My mother was crazy, and years later, I came to understand that the rest of my family was, too, only they hid it better.
I felt the constant tension, put up with the constant fighting, and often became the target of their frustrated aggression.
When very young, I stole money from my uncle Ritchie, hid it in my closet and made plans to build a tree house where I could live separately from my family. I even drew up plans and outlined a budget for the purchase of the lumber. I just didn’t have a tree to build the house in, keeping all this secret from my family when they found the money hidden in an old shoe box.
I was less wise in my later attempts even though I was older. The most inept of these occurred in the 9th grade when I decided I hated school and my home, and just went for a walk – which started out going to Garret Mountain, and then once there, I thought maybe I could eventually walk to California (I believed all the hype about going there) and just kept walking.
I had two cents in my pocket and no sense in my head.
I got as far as Little Falls when a cop car pulled over and the cop asked why I wasn’t in school. I tried to convince him that school only had half day (I invented some holiday) but the cop looked at his watch and said, “but it’s only 11:30,” and would not accept the excuse that it was the first half of the day I had off, not the second half. He drove me to the police station on Stevens Avenue where I foolishly gave him my right name and where I lived, and who I should call, and my uncles soon came to fetch me.
So, when I decided to run away again in the fall of 1968, I had real plans for survival – I would apply to the Little Falls Laundry for a job just as Frank had, and then I would share the daytime duties with him and Jimmy, singing songs as we loaded trucks together.

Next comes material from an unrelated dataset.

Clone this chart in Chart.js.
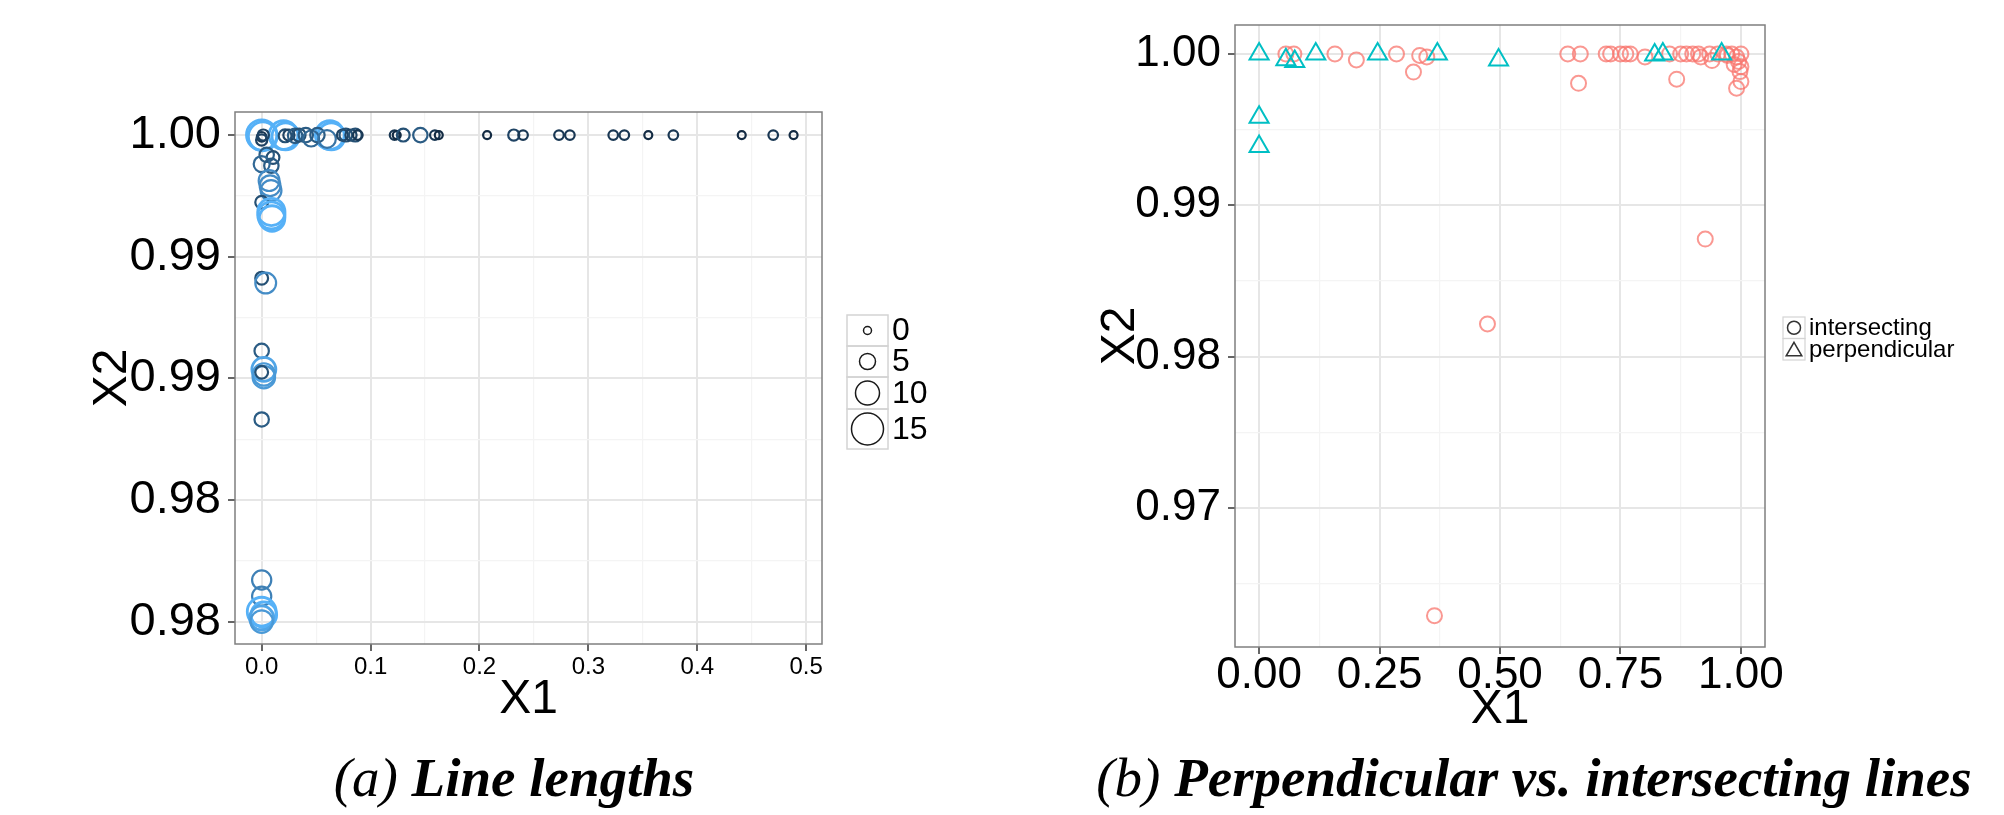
<!DOCTYPE html>
<html lang="en">
<head>
<meta charset="UTF-8">
<title>Line lengths / Perpendicular vs. intersecting lines</title>
<script src="https://cdn.jsdelivr.net/npm/chart.js@4.4.0/dist/chart.umd.min.js"></script>
<style>
  body { margin: 0; width: 2004px; height: 815px; background: #fff; position: relative; overflow: hidden; }
  canvas { position: absolute; top: 0; }
  .cap { position: absolute; top: 750px; width: 1000px; text-align: center; white-space: nowrap;
         font-family: "Liberation Serif", "Times New Roman", serif; font-style: italic; font-size: 55px; line-height: 55px; color: #000; }
  .cap b { font-weight: bold; }
</style>
</head>
<body>
<canvas id="chartA" width="1000" height="815" style="left:0"></canvas>
<canvas id="chartB" width="1004" height="815" style="left:1000px"></canvas>
<div class="cap" style="left:14px">(a) <b>Line lengths</b></div>
<div class="cap" style="left:1034px">(b) <b>Perpendicular vs. intersecting lines</b></div>
<script>
// ---- (a) line lengths ----
const aX = [0, 0.001, 0.020, 0.022, 0.0625, 0.064,
            0, 0.0015, 0, 0.0215, 0.025, 0.0307, 0.0344, 0.0405, 0.0454, 0.0512, 0.060, 0.0742, 0.0773, 0.082, 0.086, 0.0883,
            0.122, 0.124, 0.130, 0.1457, 0.159, 0.1626, 0.207, 0.2315, 0.240, 0.273, 0.283, 0.3228, 0.333, 0.355, 0.378, 0.4408, 0.4697, 0.4884,
            0.0046, 0.0104, 0, 0.0089, 0.0068, 0.0077, 0.0086, 0, 0.0089, 0.0089, 0.0095, 0, 0.0037, 0, 0.002, 0.002, 0.002, 0, 0,
            0, 0, 0, 0.002, 0, 0];
const aY = [1.0, 0.99995, 1.0, 0.99995, 1.0, 0.99995,
            0.99993, 1.0, 0.9998, 0.99997, 1.0, 0.99997, 1.0, 1.0, 0.99986, 1.0, 0.99984, 1.0, 1.0, 1.0, 1.0, 1.0,
            1.0, 1.0, 1.0, 1.0, 1.0, 1.0, 1.0, 1.0, 1.0, 1.0, 1.0, 1.0, 1.0, 1.0, 1.0, 1.0, 1.0, 1.0,
            0.99919, 0.99908, 0.99881, 0.99874, 0.99813, 0.99792, 0.99772, 0.99724, 0.99684, 0.99670, 0.99657, 0.99412, 0.99392, 0.99113, 0.99037, 0.99016, 0.99005, 0.99025, 0.98831,
            0.98171, 0.98104, 0.98041, 0.98028, 0.98015, 0.98000];
const aSize = [14, 13, 13, 12, 13, 12,
               1, 2, 2, 3, 2, 4, 3, 4, 5, 4, 6, 2, 3, 2, 3, 1,
               1, 0, 3, 4, 1, 0, 0, 2, 1, 1, 1, 1, 1, 0, 1, 0, 1, 0,
               4, 3, 5, 4, 8, 8, 8, 3, 12, 12, 11, 3, 8, 4, 10, 9, 9, 3, 4,
               7, 7, 13, 11, 10, 9];
const aLegendSizes = [0, 5, 10, 15];
const aXTicks = [0, 0.05, 0.1, 0.15, 0.2, 0.25, 0.3, 0.35, 0.4, 0.45, 0.5];
const aXLabels = ['0.0', '', '0.1', '', '0.2', '', '0.3', '', '0.4', '', '0.5'];
const aYTicks = [0.98, 0.9825, 0.985, 0.9875, 0.99, 0.9925, 0.995, 0.9975, 1.0];
const aYLabels = ['0.98', '', '0.98', '', '0.99', '', '0.99', '', '1.00'];

// ---- (b) perpendicular vs intersecting ----
const interX = [0.0556, 0.0722, 0.1574, 0.2019, 0.2852, 0.3204, 0.3333, 0.3481, 0.6407, 0.6667, 0.6630, 0.7204, 0.7296, 0.75, 0.7611, 0.7704,
                0.8009, 0.8519, 0.8667, 0.875, 0.887, 0.900, 0.912, 0.9167, 0.935, 0.940, 0.952, 0.970, 0.981, 0.991, 0.995, 1.0, 1.0,
                0.998, 0.991, 1.0, 0.986, 0.972, 0.926, 0.474, 0.364];
const interY = [1.0, 1.0, 1.0, 0.9996, 1.0, 0.9988, 0.9999, 0.9998, 1.0, 1.0, 0.99806, 1.0, 1.0, 1.0, 1.0, 1.0,
                0.9998, 1.0, 0.99833, 1.0, 1.0, 1.0, 1.0, 0.9998, 1.0, 0.99956, 1.0, 1.0, 1.0, 0.9998, 0.9995, 1.0, 0.99916,
                0.99883, 0.99773, 0.99817, 0.9993, 0.9999, 0.98777, 0.98216, 0.96289];
const perpX = [0, 0.0556, 0.074, 0.1176, 0.246, 0.370, 0.497, 0.821, 0.838, 0.960, 0, 0];
const perpY = [1.0, 0.99961, 0.9995, 1.0, 1.0, 1.0, 0.9996, 0.99993, 1.0, 1.0, 0.99582, 0.99388];
const bLegend = ['intersecting', 'perpendicular'];
const bXTicks = [0, 0.125, 0.25, 0.375, 0.5, 0.625, 0.75, 0.875, 1.0];
const bXLabels = ['0.00', '', '0.25', '', '0.50', '', '0.75', '', '1.00'];
const bYTicks = [0.965, 0.97, 0.975, 0.98, 0.985, 0.99, 0.995, 1.0];
const bYLabels = ['', '0.97', '', '0.98', '', '0.99', '', '1.00'];

const FONT = '"Liberation Sans", Arial, sans-serif';
const radius = s => 4 + 0.8 * s;
function shade(s) {
  const lo = [19, 43, 67], hi = [86, 177, 247];
  const t = Math.min(1, s / 11);
  return 'rgb(' + lo.map((c, i) => Math.round(c + (hi[i] - c) * t)).join(',') + ')';
}

function axis(ticks, labels, o) {
  return {
    type: 'linear', min: o.min, max: o.max,
    afterBuildTicks: s => { s.ticks = ticks.map(v => ({ value: v })); },
    afterFit: s => {
      if (o.width) s.width = o.width; else s.height = o.height;
      s.paddingTop = s.paddingBottom = s.paddingLeft = s.paddingRight = 0;
    },
    border: { display: false },
    grid: {
      color: c => labels[c.index] ? '#e6e6e6' : '#f4f4f4',
      lineWidth: c => labels[c.index] ? 2 : 1.2,
      tickColor: c => labels[c.index] ? '#333' : 'rgba(0,0,0,0)',
      tickLength: 7, tickWidth: 1.5
    },
    ticks: {
      autoSkip: false, maxRotation: 0, padding: o.pad, color: '#000',
      font: { family: FONT, size: o.size, lineHeight: 1 },
      callback: (v, i) => labels[i]
    },
    title: { display: true, text: o.title, color: '#000', font: { family: FONT, size: 48 }, padding: o.titlePad }
  };
}

const panelBorder = {
  id: 'panelBorder',
  afterDraw(chart) {
    const { ctx, chartArea: a } = chart;
    ctx.save();
    ctx.strokeStyle = '#7f7f7f';
    ctx.lineWidth = 1.5;
    ctx.strokeRect(a.left, a.top, a.right - a.left, a.bottom - a.top);
    ctx.restore();
  }
};

const sizeLegend = {
  id: 'sizeLegend',
  afterDraw(chart) {
    const ctx = chart.ctx;
    const x0 = 847, w = 41;
    let y = 315;
    ctx.save();
    ctx.font = '32px ' + FONT;
    ctx.textBaseline = 'middle';
    aLegendSizes.forEach(s => {
      const r = radius(s);
      const h = Math.max(31, 2 * r + 8);
      ctx.strokeStyle = '#d4d4d4'; ctx.lineWidth = 1.5;
      ctx.strokeRect(x0, y, w, h);
      ctx.beginPath(); ctx.arc(x0 + w / 2, y + h / 2, r, 0, 2 * Math.PI);
      ctx.strokeStyle = '#1a1a1a'; ctx.stroke();
      ctx.fillStyle = '#000';
      ctx.fillText(String(s), x0 + w + 4, y + h / 2 + 1);
      y += h;
    });
    ctx.restore();
  }
};

const shapeLegend = {
  id: 'shapeLegend',
  afterDraw(chart) {
    const ctx = chart.ctx;
    const x0 = 783, w = 22, h = 21.5;
    ctx.save();
    ctx.font = '24px ' + FONT;
    ctx.textBaseline = 'middle';
    bLegend.forEach((txt, i) => {
      const y = 317 + i * h, cx = x0 + w / 2, cy = y + h / 2;
      ctx.strokeStyle = '#d4d4d4'; ctx.lineWidth = 1.2;
      ctx.strokeRect(x0, y, w, h);
      ctx.strokeStyle = '#333'; ctx.lineWidth = 1.5;
      ctx.beginPath();
      if (i === 0) {
        ctx.arc(cx, cy, 6.5, 0, 2 * Math.PI);
      } else {
        const r = 9;
        ctx.moveTo(cx, cy + 2 - r);
        ctx.lineTo(cx + r * 0.866, cy + 2 + r / 2);
        ctx.lineTo(cx - r * 0.866, cy + 2 + r / 2);
        ctx.closePath();
      }
      ctx.stroke();
      ctx.fillStyle = '#000';
      ctx.fillText(txt, x0 + w + 4, cy + 1);
    });
    ctx.restore();
  }
};

const common = {
  responsive: false, animation: false, events: [],
  plugins: { legend: { display: false }, tooltip: { enabled: false } }
};

new Chart(document.getElementById('chartA'), {
  type: 'bubble',
  data: {
    datasets: [{
      data: aX.map((x, i) => ({ x: x, y: aY[i], r: radius(aSize[i]) })),
      borderColor: c => shade(aSize[c.dataIndex]),
      backgroundColor: 'rgba(0,0,0,0)',
      borderWidth: c => aSize[c.dataIndex] >= 10 ? 2.8 : 2.2
    }]
  },
  options: Object.assign({}, common, {
    layout: { padding: { left: 0, top: 112, right: 178, bottom: 71 } },
    scales: {
      x: axis(aXTicks, aXLabels, { min: -0.0245, max: 0.5145, height: 100, pad: 4, size: 24, title: 'X1', titlePad: { bottom: 15 } }),
      y: axis(aYTicks, aYLabels, { min: 0.97908, max: 1.00095, width: 235, pad: 7, size: 47, title: 'X2', titlePad: { top: 84 } })
    }
  }),
  plugins: [panelBorder, sizeLegend]
});

new Chart(document.getElementById('chartB'), {
  type: 'scatter',
  data: {
    datasets: [{
      label: 'perpendicular',
      order: 0,
      data: perpX.map((x, i) => ({ x: x, y: perpY[i] })),
      pointStyle: 'triangle', pointRadius: 11,
      borderColor: '#00BFC4', backgroundColor: 'rgba(0,0,0,0)', borderWidth: 2
    }, {
      label: 'intersecting',
      order: 1,
      data: interX.map((x, i) => ({ x: x, y: interY[i] })),
      pointStyle: 'circle', pointRadius: 7.5,
      borderColor: 'rgba(248,118,109,0.75)', backgroundColor: 'rgba(0,0,0,0)', borderWidth: 2
    }]
  },
  options: Object.assign({}, common, {
    layout: { padding: { left: 0, top: 25, right: 239, bottom: 68 } },
    scales: {
      x: axis(bXTicks, bXLabels, { min: -0.05, max: 1.05, height: 100, pad: 0, size: 44, title: 'X1', titlePad: { bottom: 8 } }),
      y: axis(bYTicks, bYLabels, { min: 0.96082, max: 1.00191, width: 235, pad: 7, size: 44, title: 'X2', titlePad: { top: 92 } })
    }
  }),
  plugins: [panelBorder, shapeLegend]
});
</script>
</body>
</html>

Of course, like all of the best laid plans of the past, I did not at that time see the fundamental flaws until after I had already embarked on the new scheme – and had it not been for Jimmy’s intervention in getting others in the Garley Gang to help me, the whole disaster would have turned out worse than it did.
Jimmy obviously saw the most troubling aspect right from the start and made a deal with Alf to let me sleep in the back of Alf’s car until I got my first paycheck and could afford to rent a room somewhere.
My plan was also based on the misconception that the job the laundry assigned me would be with Jimmy and Frank.
As it turned out, it was not.
The bosses decided to install me inside the belly of the beast, the massive production area behind those windows through which the boxes came to feed the trucks.
Yet as massive a space as that factory was, not an inch of it was wasted.
While this maze between pressers, folders, steamers and other machines must have had some logical order, I didn’t see it.
All I saw was a chaos of noise and all I felt was the unbearable heat.
I soon learned that each employee was in a way part of this vast machine, assigned a particular role that had to be done in order to the next person to perform the role he or she had. Some workers stuffed giant washers with dirty laundry, while others pulled out these wet items, dumped them into carts to be dragged to machines that wrung out the wet, or allowed workers to stretch them out before giant heaters to dry.
All I saw were hundreds of hands in constant motion determined to keep up with the insatiable hunger of those machines.
I wasn’t even sure that the right hand knew what the left hand was doing, all seemed focused entirely on their small part in this vast operation.
All this stunned me and made me aware of just how flawed my plan was. Instead of having the carefree life that Jimmy and Frank seemed to enjoy in the loading area, I was condemned to this dismal circle of hell where I could hardly breathe.
I was condemned to hard labor, when Jimmy and Frank clearly where not.
And things, as it turned out, only got worse.